▸ **Job**: Return the records that follow unaltered. Omit every picture.

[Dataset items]

★ ★ ★ ★

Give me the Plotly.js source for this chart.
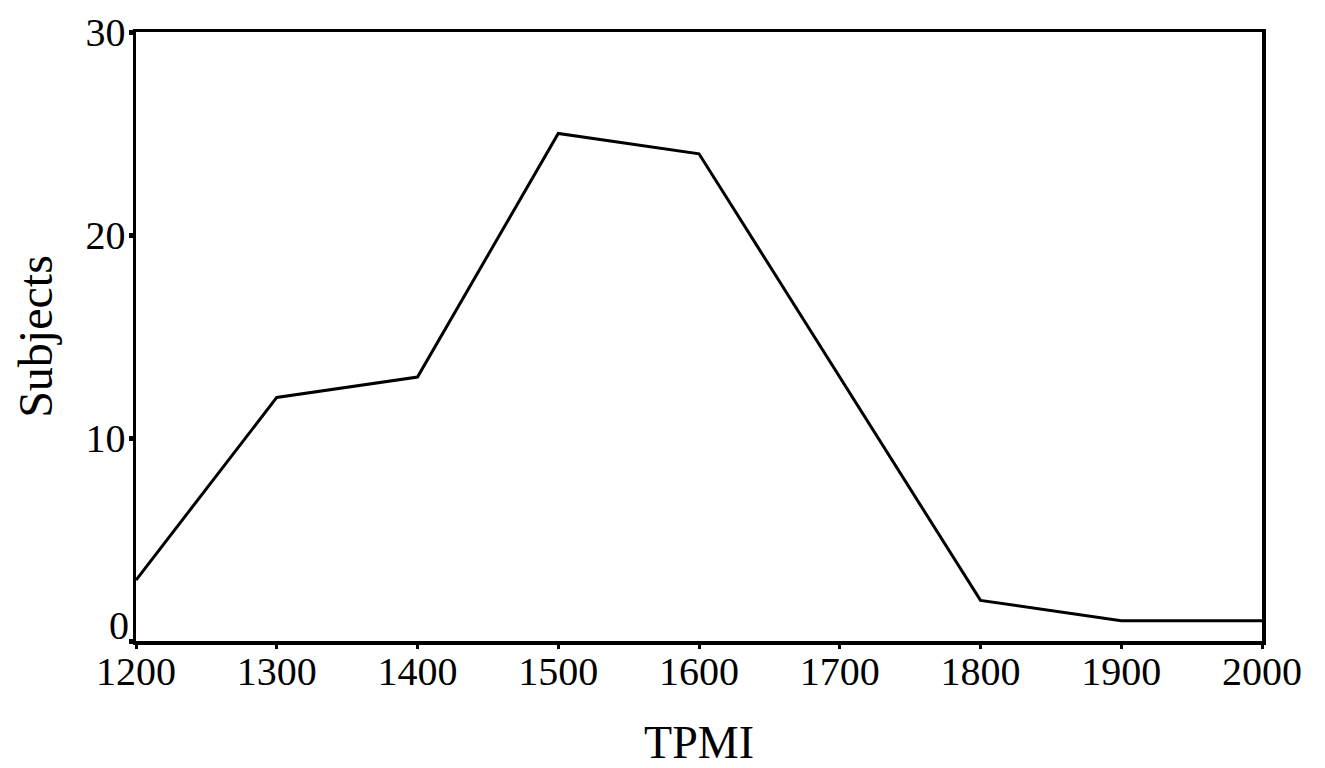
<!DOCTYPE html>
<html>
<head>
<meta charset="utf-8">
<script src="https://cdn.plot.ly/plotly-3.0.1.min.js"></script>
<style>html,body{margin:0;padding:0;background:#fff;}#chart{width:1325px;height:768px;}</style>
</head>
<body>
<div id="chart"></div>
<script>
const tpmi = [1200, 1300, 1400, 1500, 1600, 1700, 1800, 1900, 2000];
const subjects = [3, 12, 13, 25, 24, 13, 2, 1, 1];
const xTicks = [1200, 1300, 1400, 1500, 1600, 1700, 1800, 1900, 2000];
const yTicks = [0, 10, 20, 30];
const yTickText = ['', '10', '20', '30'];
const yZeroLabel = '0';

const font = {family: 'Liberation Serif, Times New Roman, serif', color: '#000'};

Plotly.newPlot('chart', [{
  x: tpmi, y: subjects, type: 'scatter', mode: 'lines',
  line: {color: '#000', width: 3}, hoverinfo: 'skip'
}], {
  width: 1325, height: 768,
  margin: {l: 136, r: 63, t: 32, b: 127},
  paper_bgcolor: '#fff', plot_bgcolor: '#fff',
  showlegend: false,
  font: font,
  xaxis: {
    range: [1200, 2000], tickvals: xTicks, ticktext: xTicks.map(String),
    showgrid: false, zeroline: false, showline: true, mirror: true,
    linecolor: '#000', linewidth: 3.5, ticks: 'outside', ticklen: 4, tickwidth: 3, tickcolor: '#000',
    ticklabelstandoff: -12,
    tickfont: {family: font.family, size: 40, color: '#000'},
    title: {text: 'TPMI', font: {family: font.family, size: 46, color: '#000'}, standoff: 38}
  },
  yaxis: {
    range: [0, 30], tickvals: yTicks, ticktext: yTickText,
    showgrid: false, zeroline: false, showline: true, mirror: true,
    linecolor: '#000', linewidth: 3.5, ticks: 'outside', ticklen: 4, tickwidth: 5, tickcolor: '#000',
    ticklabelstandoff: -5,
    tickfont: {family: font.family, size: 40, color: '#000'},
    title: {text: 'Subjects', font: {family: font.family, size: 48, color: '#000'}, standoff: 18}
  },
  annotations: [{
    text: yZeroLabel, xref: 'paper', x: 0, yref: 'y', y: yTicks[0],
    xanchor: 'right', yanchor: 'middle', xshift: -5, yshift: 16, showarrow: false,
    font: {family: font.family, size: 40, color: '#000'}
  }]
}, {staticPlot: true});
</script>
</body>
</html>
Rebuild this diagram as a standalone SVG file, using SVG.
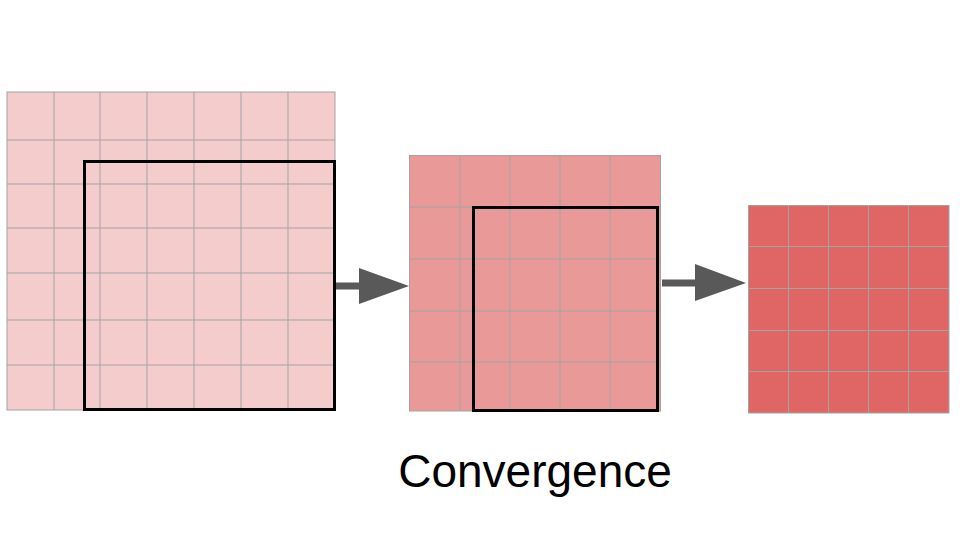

★ ★ ★ ★

▸ **Task result**:
Give me the Plotly.js source for this chart.
<!DOCTYPE html>
<html>
<head>
<meta charset="utf-8">
<script src="https://cdn.plot.ly/plotly-3.0.1.min.js"></script>
<style>html,body{margin:0;padding:0;background:#fff;}#chart{width:1325px;height:768px;}</style>
</head>
<body>
<div id="chart"></div>
<script>
const tpmi = [1200, 1300, 1400, 1500, 1600, 1700, 1800, 1900, 2000];
const subjects = [3, 12, 13, 25, 24, 13, 2, 1, 1];
const xTicks = [1200, 1300, 1400, 1500, 1600, 1700, 1800, 1900, 2000];
const yTicks = [0, 10, 20, 30];
const yTickText = ['', '10', '20', '30'];
const yZeroLabel = '0';

const font = {family: 'Liberation Serif, Times New Roman, serif', color: '#000'};

Plotly.newPlot('chart', [{
  x: tpmi, y: subjects, type: 'scatter', mode: 'lines',
  line: {color: '#000', width: 3}, hoverinfo: 'skip'
}], {
  width: 1325, height: 768,
  margin: {l: 136, r: 63, t: 32, b: 127},
  paper_bgcolor: '#fff', plot_bgcolor: '#fff',
  showlegend: false,
  font: font,
  xaxis: {
    range: [1200, 2000], tickvals: xTicks, ticktext: xTicks.map(String),
    showgrid: false, zeroline: false, showline: true, mirror: true,
    linecolor: '#000', linewidth: 3.5, ticks: 'outside', ticklen: 4, tickwidth: 3, tickcolor: '#000',
    ticklabelstandoff: -12,
    tickfont: {family: font.family, size: 40, color: '#000'},
    title: {text: 'TPMI', font: {family: font.family, size: 46, color: '#000'}, standoff: 38}
  },
  yaxis: {
    range: [0, 30], tickvals: yTicks, ticktext: yTickText,
    showgrid: false, zeroline: false, showline: true, mirror: true,
    linecolor: '#000', linewidth: 3.5, ticks: 'outside', ticklen: 4, tickwidth: 5, tickcolor: '#000',
    ticklabelstandoff: -5,
    tickfont: {family: font.family, size: 40, color: '#000'},
    title: {text: 'Subjects', font: {family: font.family, size: 48, color: '#000'}, standoff: 18}
  },
  annotations: [{
    text: yZeroLabel, xref: 'paper', x: 0, yref: 'y', y: yTicks[0],
    xanchor: 'right', yanchor: 'middle', xshift: -5, yshift: 16, showarrow: false,
    font: {family: font.family, size: 40, color: '#000'}
  }]
}, {staticPlot: true});
</script>
</body>
</html>
Rebuild this diagram as a standalone SVG file, using SVG.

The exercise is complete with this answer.